Сам Валерий о себе рассказывает так: «С детства был музыкально-одарённым ребенком. Пел в школьном хоре. Голос у меня был высокий, пронзительный – «Соловья» Алябьева пел на октаву выше Бэллы Руденко. А еще учился в музыкальной школе по классу скрипки.

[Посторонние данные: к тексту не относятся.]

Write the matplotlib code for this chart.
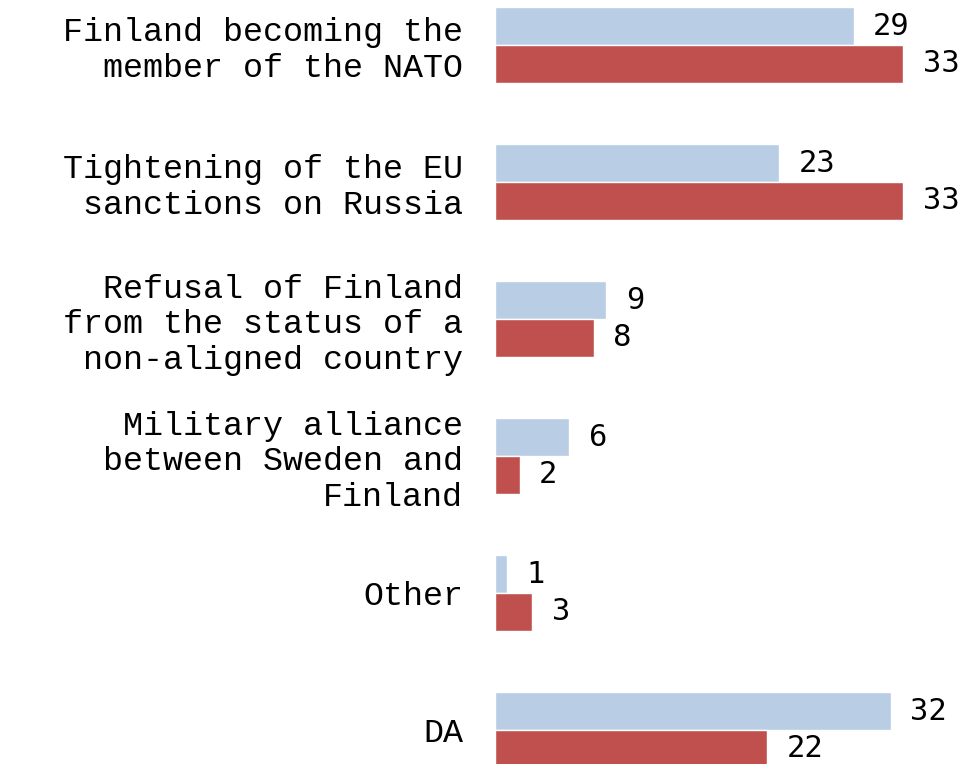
import matplotlib.pyplot as plt
import numpy as np

# Categories (top to bottom) and the two series
categories = [
    "Finland becoming the\nmember of the NATO",
    "Tightening of the EU\nsanctions on Russia",
    "Refusal of Finland\nfrom the status of a\nnon-aligned country",
    "Military alliance\nbetween Sweden and\nFinland",
    "Other",
    "DA",
]
series_blue = [29, 23, 9, 6, 1, 32]
series_red = [33, 33, 8, 2, 3, 22]

blue = '#b9cde5'
red = '#c0504d'

fig = plt.figure(figsize=(9.65, 7.64), dpi=100)
ax = fig.add_axes([0.513, 0.0, 0.487, 1.0])

y = np.arange(len(categories))
h = 0.275
ax.barh(y - h / 2, series_blue, height=h, color=blue, edgecolor='white', linewidth=1)
ax.barh(y + h / 2, series_red, height=h, color=red, edgecolor='white', linewidth=1)

# value labels to the right of each bar
for yi, v in zip(y - h / 2, series_blue):
    ax.annotate(str(v), (v, yi), xytext=(14, 0), textcoords='offset points',
                va='center', ha='left', fontsize=22, family='DejaVu Sans Mono')
for yi, v in zip(y + h / 2, series_red):
    ax.annotate(str(v), (v, yi), xytext=(14, 0), textcoords='offset points',
                va='center', ha='left', fontsize=22, family='DejaVu Sans Mono')

ax.set_yticks(y)
ax.set_yticklabels(categories, fontsize=24, family='Liberation Mono', linespacing=1.2)
ax.tick_params(axis='y', length=0, pad=23)
ax.set_xticks([])
ax.set_xlim(0, 38.0)
ax.set_ylim(5.248, -0.328)
for s in ax.spines.values():
    s.set_visible(False)

fig.savefig('out.png', dpi=100)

Гитара появилась только в восьмом классе. Играли песни – рок, эстраду. Авторскую песню услышал от Игоря Шуваева в 1976 году. Он тогда уже закончил Харьковский университет, а встретились с ним в Ужгороде, на экскурсии. Собрались вечером, стали петь песни, ну, обычные, пацанячие. А он взял гитару и спел народную песню «По садочку ходжу...», но как он играл! После этого я понял, что на гитаре я ничего не умею. От него же услышал и песни Окуджавы. А по-настоящему понял, что это мой жанр, в Ровно зимой 1982 года. Я впервые увидел, что такое настоящий авторский концерт. Это был концерт Семёна Каца. Он пел простые светлые песни, без красивых фраз и философствований, эти слова глубоко проникли в мою душу и там остались на всю жизнь. Его песню «Чучелёнок» я и теперь помню.

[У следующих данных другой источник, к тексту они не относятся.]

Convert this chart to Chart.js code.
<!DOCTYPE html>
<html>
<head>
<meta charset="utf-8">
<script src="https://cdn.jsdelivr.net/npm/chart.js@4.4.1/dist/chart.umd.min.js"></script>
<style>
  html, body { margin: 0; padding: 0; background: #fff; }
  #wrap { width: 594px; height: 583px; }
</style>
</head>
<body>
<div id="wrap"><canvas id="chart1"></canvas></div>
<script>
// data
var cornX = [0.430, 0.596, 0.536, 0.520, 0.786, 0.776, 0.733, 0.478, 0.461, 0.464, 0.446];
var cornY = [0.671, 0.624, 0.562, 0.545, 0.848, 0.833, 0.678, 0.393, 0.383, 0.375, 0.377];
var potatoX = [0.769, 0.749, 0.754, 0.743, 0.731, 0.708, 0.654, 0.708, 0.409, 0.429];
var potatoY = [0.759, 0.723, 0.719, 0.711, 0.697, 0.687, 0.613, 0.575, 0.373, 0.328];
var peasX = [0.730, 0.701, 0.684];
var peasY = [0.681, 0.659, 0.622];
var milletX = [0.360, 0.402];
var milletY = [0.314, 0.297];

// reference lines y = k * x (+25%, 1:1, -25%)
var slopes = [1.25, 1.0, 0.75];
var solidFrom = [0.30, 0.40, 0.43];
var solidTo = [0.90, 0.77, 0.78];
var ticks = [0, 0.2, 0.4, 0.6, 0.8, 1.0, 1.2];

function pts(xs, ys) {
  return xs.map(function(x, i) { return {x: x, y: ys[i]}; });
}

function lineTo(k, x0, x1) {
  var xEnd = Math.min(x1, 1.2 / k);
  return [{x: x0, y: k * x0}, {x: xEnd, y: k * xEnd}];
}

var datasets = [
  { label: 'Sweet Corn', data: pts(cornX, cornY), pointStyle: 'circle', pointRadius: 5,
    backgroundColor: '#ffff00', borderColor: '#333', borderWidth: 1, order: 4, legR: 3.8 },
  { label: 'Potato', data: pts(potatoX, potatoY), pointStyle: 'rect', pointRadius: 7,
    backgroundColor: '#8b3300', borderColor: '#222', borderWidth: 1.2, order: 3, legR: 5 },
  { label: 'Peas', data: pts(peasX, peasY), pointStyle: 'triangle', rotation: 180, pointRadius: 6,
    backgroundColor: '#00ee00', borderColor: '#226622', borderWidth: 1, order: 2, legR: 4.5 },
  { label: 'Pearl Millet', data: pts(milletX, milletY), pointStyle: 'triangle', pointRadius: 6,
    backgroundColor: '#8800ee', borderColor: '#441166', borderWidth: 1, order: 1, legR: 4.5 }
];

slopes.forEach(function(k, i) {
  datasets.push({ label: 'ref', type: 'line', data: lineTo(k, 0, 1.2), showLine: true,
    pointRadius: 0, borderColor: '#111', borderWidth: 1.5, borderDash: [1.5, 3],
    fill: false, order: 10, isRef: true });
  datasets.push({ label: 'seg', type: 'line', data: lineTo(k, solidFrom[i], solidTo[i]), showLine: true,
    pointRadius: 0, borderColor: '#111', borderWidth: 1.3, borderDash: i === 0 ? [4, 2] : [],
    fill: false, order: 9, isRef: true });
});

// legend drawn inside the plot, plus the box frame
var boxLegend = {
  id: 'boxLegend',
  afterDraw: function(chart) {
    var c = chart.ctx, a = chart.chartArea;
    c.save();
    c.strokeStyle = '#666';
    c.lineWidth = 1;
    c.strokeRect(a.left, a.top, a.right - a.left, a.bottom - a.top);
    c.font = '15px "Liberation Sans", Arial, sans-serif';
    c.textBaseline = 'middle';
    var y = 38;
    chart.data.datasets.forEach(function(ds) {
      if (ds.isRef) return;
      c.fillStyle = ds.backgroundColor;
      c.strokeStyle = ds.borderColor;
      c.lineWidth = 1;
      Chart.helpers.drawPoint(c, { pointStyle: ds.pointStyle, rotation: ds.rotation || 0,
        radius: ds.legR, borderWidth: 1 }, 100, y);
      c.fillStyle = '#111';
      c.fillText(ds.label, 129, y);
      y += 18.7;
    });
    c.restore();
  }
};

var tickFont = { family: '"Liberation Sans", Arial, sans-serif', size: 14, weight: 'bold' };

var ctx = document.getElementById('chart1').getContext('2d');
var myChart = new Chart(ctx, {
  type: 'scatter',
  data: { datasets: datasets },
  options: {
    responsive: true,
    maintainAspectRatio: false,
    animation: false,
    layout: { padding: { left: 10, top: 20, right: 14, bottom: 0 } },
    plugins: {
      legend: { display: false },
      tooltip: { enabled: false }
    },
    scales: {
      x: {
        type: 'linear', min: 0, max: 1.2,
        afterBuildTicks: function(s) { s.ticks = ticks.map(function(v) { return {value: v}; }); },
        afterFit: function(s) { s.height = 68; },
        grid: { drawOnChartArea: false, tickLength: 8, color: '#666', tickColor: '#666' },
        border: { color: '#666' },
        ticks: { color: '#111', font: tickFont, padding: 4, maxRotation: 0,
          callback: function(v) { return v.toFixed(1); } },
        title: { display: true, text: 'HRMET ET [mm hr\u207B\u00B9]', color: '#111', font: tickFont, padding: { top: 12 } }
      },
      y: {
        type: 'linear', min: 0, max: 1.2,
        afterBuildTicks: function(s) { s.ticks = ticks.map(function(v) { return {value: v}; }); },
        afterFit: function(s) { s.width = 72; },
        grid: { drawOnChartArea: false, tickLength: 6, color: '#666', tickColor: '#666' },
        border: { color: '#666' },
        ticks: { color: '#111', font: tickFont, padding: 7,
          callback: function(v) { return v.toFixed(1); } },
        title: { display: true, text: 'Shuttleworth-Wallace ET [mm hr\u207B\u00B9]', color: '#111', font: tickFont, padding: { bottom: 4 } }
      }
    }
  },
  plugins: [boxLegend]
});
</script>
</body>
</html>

После концерта, как водится, все истинные любители авторской песни собрались в клубе «Факел», на посиделки. Я, наивный пацан, пришёл в клуб и спросил: «Как вступить в КСП»? Сказали – «Для начала, нужно стать на колени...», – Сказали в шутку, а я взял и встал. Спохватились, – «да ты что, – мы пошутили...». А ведь я приехал из провинции, из Дубно, и был до крайности наивен. Впервые попал в читальный зал в институте. Захожу, а там дорожки ковровые, чистые. Я разулся, подхожу к библиотекарше, а она мне, - «обуйтесь немедленно, не положено босым тут находиться». А я ей и говорю: «Так на улице дождь, у меня ботинки грязные, как я по вашим коврам стану грязь разносить?».

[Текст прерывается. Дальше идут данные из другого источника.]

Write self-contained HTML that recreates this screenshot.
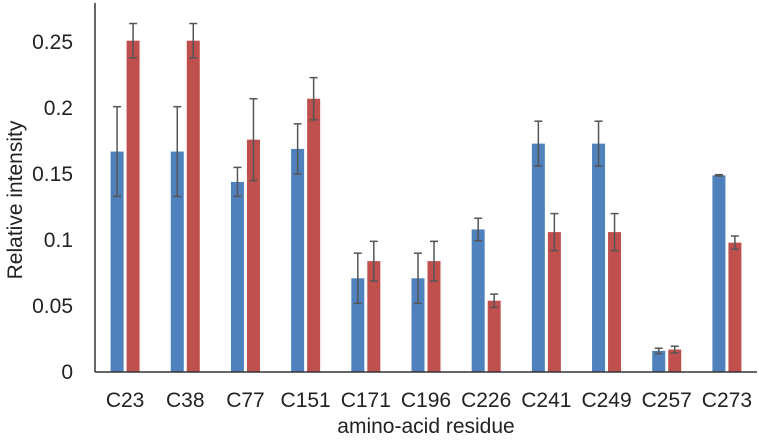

Вот так я вступил в клуб самодеятельной песни. А через два года поехали на фестиваль в Винницу, спели дуэтом с Игорем Шуваевым, и стали лауреатами. Но главным событием того фестиваля было не лауреатство, а встреча с Андреем Крючковым из Москвы. Эта встреча произвела эффект разорвавшейся бомбы. Мы слушали его песни всю ночь. Это был высочайший уровень творчества.
Но на мои песни творчество Каца и Крючкова и даже Высоцкого почти не повлияли, мои предпочтения уже сформировались. Это, прежде всего, классики русской поэзии – Тютчев, Фет, Блок, Гумилёв, Ахматова, Пастернак, Багрицкий, европейская поэзия и даже китайцы Ли Бо и Ду Фу. Нужно сказать, что я всегда испытывал особый трепет, когда находил совпадения или перекличку в стихах поэтов разных эпох. Вот, например, Ли Бо, – «Гляжу я на горы, а горы глядят на меня, и долго глядим мы, друг-другу не надоедая». А Пастернак, вот так, – «Меня деревья плохо видят на отдаленном берегу». Или вот Есенин, – «...и ничего в прошедшем мне не жаль». А Лермонтов – «...и не жаль мне прошлого ничуть». Вообще, для меня, Лермонтов – галактического масштаба поэт. Ведь как можно было написать строчку – «Спит Земля в сиянье голубом...». Я почти уверен, что Лермонтов – первый космонавт.
Украинские песни – это от мамы. Она наизусть знает «Кобзарь». Бывало, прочту ей одну строчку, а она продолжает дальше читать по памяти. И ей всё равно, что поэма «Гайдамаки», что «Причинная» – все помнит. Одним их моих первых произведений на украинском языке был стих в форме диалога с Тарасом Шевченко. Я тогда полагал, что я уже поэт, и это был душевный диалог меня-поэта со своим любимым поэтом.
Живу с ощущением, что все в этом мире устроено гармонично и правильно.
Как могу описываю в своих стихах эту величайшую красоту».